◆ Description of the task ◆
Exclude the pictures and return every line exactly as written.

◆ Recorded data ◆
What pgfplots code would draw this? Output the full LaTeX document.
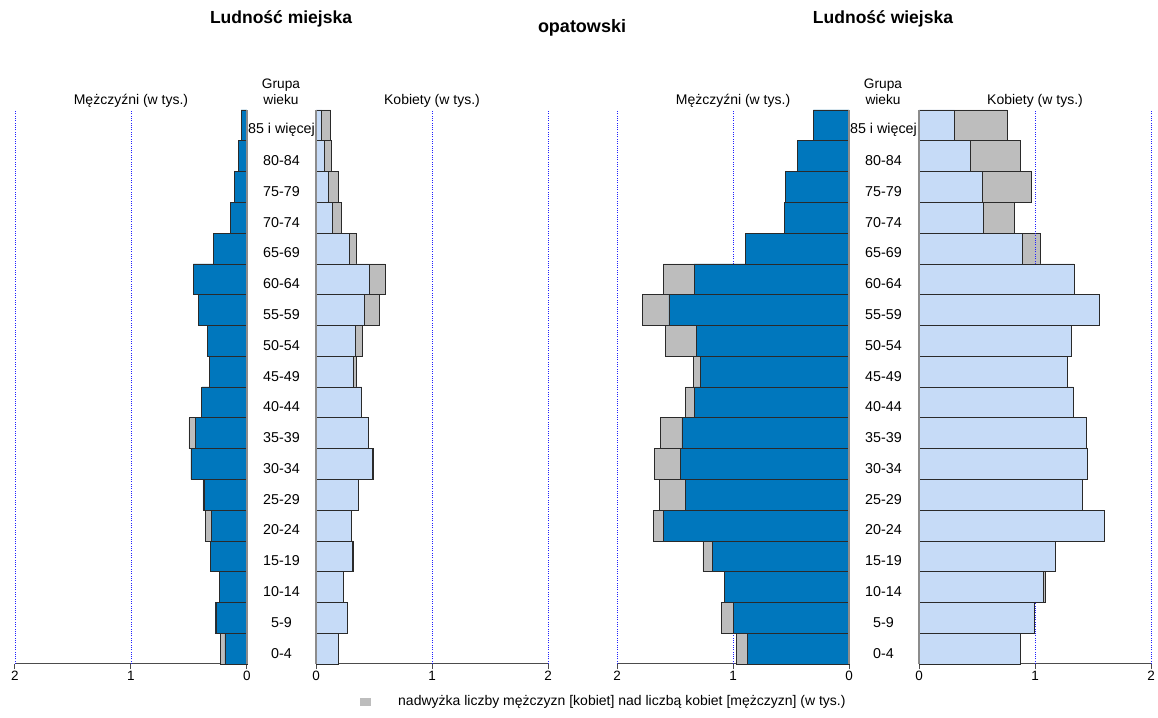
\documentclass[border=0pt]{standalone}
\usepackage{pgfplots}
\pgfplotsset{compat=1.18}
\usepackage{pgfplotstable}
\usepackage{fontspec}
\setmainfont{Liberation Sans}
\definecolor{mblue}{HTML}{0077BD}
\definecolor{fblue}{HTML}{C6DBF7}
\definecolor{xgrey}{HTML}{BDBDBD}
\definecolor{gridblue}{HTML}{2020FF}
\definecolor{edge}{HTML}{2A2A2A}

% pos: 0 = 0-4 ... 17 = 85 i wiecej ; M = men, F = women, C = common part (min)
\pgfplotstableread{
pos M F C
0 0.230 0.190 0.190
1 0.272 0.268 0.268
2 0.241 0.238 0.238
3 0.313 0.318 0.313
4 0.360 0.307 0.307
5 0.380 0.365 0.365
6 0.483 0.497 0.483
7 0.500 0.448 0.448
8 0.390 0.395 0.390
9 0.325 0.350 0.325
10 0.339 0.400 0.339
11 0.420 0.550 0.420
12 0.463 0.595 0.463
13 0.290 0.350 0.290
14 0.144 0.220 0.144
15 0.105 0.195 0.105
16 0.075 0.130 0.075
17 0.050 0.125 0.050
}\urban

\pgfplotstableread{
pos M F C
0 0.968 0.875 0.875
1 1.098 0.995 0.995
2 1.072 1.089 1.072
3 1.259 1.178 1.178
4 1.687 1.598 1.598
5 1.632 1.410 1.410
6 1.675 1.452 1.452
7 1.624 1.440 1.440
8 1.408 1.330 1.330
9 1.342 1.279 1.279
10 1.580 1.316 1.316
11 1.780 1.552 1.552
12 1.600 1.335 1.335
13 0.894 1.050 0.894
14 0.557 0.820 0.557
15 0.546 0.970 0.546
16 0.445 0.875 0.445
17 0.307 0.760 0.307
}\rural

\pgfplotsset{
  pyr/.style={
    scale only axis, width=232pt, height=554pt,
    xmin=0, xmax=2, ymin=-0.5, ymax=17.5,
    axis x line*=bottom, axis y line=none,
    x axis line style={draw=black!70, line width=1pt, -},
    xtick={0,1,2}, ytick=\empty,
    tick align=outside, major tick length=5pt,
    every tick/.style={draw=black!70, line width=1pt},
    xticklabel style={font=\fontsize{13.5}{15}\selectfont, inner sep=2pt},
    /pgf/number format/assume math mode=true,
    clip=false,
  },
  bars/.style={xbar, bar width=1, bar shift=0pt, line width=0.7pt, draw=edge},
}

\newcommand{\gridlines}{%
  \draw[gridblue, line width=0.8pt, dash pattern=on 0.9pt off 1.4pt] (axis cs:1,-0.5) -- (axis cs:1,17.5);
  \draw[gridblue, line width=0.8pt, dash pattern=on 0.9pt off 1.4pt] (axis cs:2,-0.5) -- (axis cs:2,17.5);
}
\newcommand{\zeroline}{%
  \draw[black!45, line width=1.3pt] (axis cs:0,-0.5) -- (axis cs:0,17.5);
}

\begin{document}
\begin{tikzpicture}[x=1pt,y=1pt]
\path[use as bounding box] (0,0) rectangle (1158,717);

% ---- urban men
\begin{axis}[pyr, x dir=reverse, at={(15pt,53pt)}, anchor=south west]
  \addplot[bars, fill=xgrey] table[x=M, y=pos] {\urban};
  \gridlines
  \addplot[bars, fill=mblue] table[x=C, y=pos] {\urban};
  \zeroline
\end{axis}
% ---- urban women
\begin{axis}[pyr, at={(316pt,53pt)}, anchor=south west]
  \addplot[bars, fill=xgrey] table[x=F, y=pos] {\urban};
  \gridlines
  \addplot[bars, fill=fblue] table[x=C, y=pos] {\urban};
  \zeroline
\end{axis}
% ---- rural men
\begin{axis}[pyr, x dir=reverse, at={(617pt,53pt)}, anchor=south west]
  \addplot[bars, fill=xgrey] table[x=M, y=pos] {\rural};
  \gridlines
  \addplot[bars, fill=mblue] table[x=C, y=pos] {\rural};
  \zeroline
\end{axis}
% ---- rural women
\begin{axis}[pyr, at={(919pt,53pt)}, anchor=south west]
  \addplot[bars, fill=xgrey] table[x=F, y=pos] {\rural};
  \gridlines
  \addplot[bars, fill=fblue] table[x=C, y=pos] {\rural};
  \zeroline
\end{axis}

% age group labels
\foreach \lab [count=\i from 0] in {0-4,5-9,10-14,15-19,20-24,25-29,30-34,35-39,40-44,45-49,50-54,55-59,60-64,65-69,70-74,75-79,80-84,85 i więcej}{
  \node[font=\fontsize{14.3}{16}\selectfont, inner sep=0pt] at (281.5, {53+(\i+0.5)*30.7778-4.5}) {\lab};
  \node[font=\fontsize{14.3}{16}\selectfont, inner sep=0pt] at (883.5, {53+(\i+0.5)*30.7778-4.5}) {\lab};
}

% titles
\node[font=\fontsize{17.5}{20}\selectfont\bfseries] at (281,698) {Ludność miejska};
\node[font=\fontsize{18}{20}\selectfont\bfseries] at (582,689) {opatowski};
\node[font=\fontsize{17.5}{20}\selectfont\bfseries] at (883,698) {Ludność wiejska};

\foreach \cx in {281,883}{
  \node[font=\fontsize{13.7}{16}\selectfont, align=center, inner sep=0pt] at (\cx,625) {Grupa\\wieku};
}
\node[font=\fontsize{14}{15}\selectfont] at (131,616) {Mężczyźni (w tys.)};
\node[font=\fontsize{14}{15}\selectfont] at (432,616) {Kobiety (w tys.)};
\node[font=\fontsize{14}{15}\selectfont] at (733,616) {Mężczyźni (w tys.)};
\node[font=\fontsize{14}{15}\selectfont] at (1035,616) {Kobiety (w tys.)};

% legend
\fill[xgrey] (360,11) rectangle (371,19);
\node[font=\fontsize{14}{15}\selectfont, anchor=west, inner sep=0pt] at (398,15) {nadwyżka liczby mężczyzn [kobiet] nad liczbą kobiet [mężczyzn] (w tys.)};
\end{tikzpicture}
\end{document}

◆ Expected answer ◆
What pgfplots code would draw this? Output the full LaTeX document.
\documentclass[border=0pt]{standalone}
\usepackage{pgfplots}
\pgfplotsset{compat=1.18}
\usepackage{pgfplotstable}
\usepackage{fontspec}
\setmainfont{Liberation Sans}
\definecolor{mblue}{HTML}{0077BD}
\definecolor{fblue}{HTML}{C6DBF7}
\definecolor{xgrey}{HTML}{BDBDBD}
\definecolor{gridblue}{HTML}{2020FF}
\definecolor{edge}{HTML}{2A2A2A}

% pos: 0 = 0-4 ... 17 = 85 i wiecej ; M = men, F = women, C = common part (min)
\pgfplotstableread{
pos M F C
0 0.230 0.190 0.190
1 0.272 0.268 0.268
2 0.241 0.238 0.238
3 0.313 0.318 0.313
4 0.360 0.307 0.307
5 0.380 0.365 0.365
6 0.483 0.497 0.483
7 0.500 0.448 0.448
8 0.390 0.395 0.390
9 0.325 0.350 0.325
10 0.339 0.400 0.339
11 0.420 0.550 0.420
12 0.463 0.595 0.463
13 0.290 0.350 0.290
14 0.144 0.220 0.144
15 0.105 0.195 0.105
16 0.075 0.130 0.075
17 0.050 0.125 0.050
}\urban

\pgfplotstableread{
pos M F C
0 0.968 0.875 0.875
1 1.098 0.995 0.995
2 1.072 1.089 1.072
3 1.259 1.178 1.178
4 1.687 1.598 1.598
5 1.632 1.410 1.410
6 1.675 1.452 1.452
7 1.624 1.440 1.440
8 1.408 1.330 1.330
9 1.342 1.279 1.279
10 1.580 1.316 1.316
11 1.780 1.552 1.552
12 1.600 1.335 1.335
13 0.894 1.050 0.894
14 0.557 0.820 0.557
15 0.546 0.970 0.546
16 0.445 0.875 0.445
17 0.307 0.760 0.307
}\rural

\pgfplotsset{
  pyr/.style={
    scale only axis, width=232pt, height=554pt,
    xmin=0, xmax=2, ymin=-0.5, ymax=17.5,
    axis x line*=bottom, axis y line=none,
    x axis line style={draw=black!70, line width=1pt, -},
    xtick={0,1,2}, ytick=\empty,
    tick align=outside, major tick length=5pt,
    every tick/.style={draw=black!70, line width=1pt},
    xticklabel style={font=\fontsize{13.5}{15}\selectfont, inner sep=2pt},
    /pgf/number format/assume math mode=true,
    clip=false,
  },
  bars/.style={xbar, bar width=1, bar shift=0pt, line width=0.7pt, draw=edge},
}

\newcommand{\gridlines}{%
  \draw[gridblue, line width=0.8pt, dash pattern=on 0.9pt off 1.4pt] (axis cs:1,-0.5) -- (axis cs:1,17.5);
  \draw[gridblue, line width=0.8pt, dash pattern=on 0.9pt off 1.4pt] (axis cs:2,-0.5) -- (axis cs:2,17.5);
}
\newcommand{\zeroline}{%
  \draw[black!45, line width=1.3pt] (axis cs:0,-0.5) -- (axis cs:0,17.5);
}

\begin{document}
\begin{tikzpicture}[x=1pt,y=1pt]
\path[use as bounding box] (0,0) rectangle (1158,717);

% ---- urban men
\begin{axis}[pyr, x dir=reverse, at={(15pt,53pt)}, anchor=south west]
  \addplot[bars, fill=xgrey] table[x=M, y=pos] {\urban};
  \gridlines
  \addplot[bars, fill=mblue] table[x=C, y=pos] {\urban};
  \zeroline
\end{axis}
% ---- urban women
\begin{axis}[pyr, at={(316pt,53pt)}, anchor=south west]
  \addplot[bars, fill=xgrey] table[x=F, y=pos] {\urban};
  \gridlines
  \addplot[bars, fill=fblue] table[x=C, y=pos] {\urban};
  \zeroline
\end{axis}
% ---- rural men
\begin{axis}[pyr, x dir=reverse, at={(617pt,53pt)}, anchor=south west]
  \addplot[bars, fill=xgrey] table[x=M, y=pos] {\rural};
  \gridlines
  \addplot[bars, fill=mblue] table[x=C, y=pos] {\rural};
  \zeroline
\end{axis}
% ---- rural women
\begin{axis}[pyr, at={(919pt,53pt)}, anchor=south west]
  \addplot[bars, fill=xgrey] table[x=F, y=pos] {\rural};
  \gridlines
  \addplot[bars, fill=fblue] table[x=C, y=pos] {\rural};
  \zeroline
\end{axis}

% age group labels
\foreach \lab [count=\i from 0] in {0-4,5-9,10-14,15-19,20-24,25-29,30-34,35-39,40-44,45-49,50-54,55-59,60-64,65-69,70-74,75-79,80-84,85 i więcej}{
  \node[font=\fontsize{14.3}{16}\selectfont, inner sep=0pt] at (281.5, {53+(\i+0.5)*30.7778-4.5}) {\lab};
  \node[font=\fontsize{14.3}{16}\selectfont, inner sep=0pt] at (883.5, {53+(\i+0.5)*30.7778-4.5}) {\lab};
}

% titles
\node[font=\fontsize{17.5}{20}\selectfont\bfseries] at (281,698) {Ludność miejska};
\node[font=\fontsize{18}{20}\selectfont\bfseries] at (582,689) {opatowski};
\node[font=\fontsize{17.5}{20}\selectfont\bfseries] at (883,698) {Ludność wiejska};

\foreach \cx in {281,883}{
  \node[font=\fontsize{13.7}{16}\selectfont, align=center, inner sep=0pt] at (\cx,625) {Grupa\\wieku};
}
\node[font=\fontsize{14}{15}\selectfont] at (131,616) {Mężczyźni (w tys.)};
\node[font=\fontsize{14}{15}\selectfont] at (432,616) {Kobiety (w tys.)};
\node[font=\fontsize{14}{15}\selectfont] at (733,616) {Mężczyźni (w tys.)};
\node[font=\fontsize{14}{15}\selectfont] at (1035,616) {Kobiety (w tys.)};

% legend
\fill[xgrey] (360,11) rectangle (371,19);
\node[font=\fontsize{14}{15}\selectfont, anchor=west, inner sep=0pt] at (398,15) {nadwyżka liczby mężczyzn [kobiet] nad liczbą kobiet [mężczyzn] (w tys.)};
\end{tikzpicture}
\end{document}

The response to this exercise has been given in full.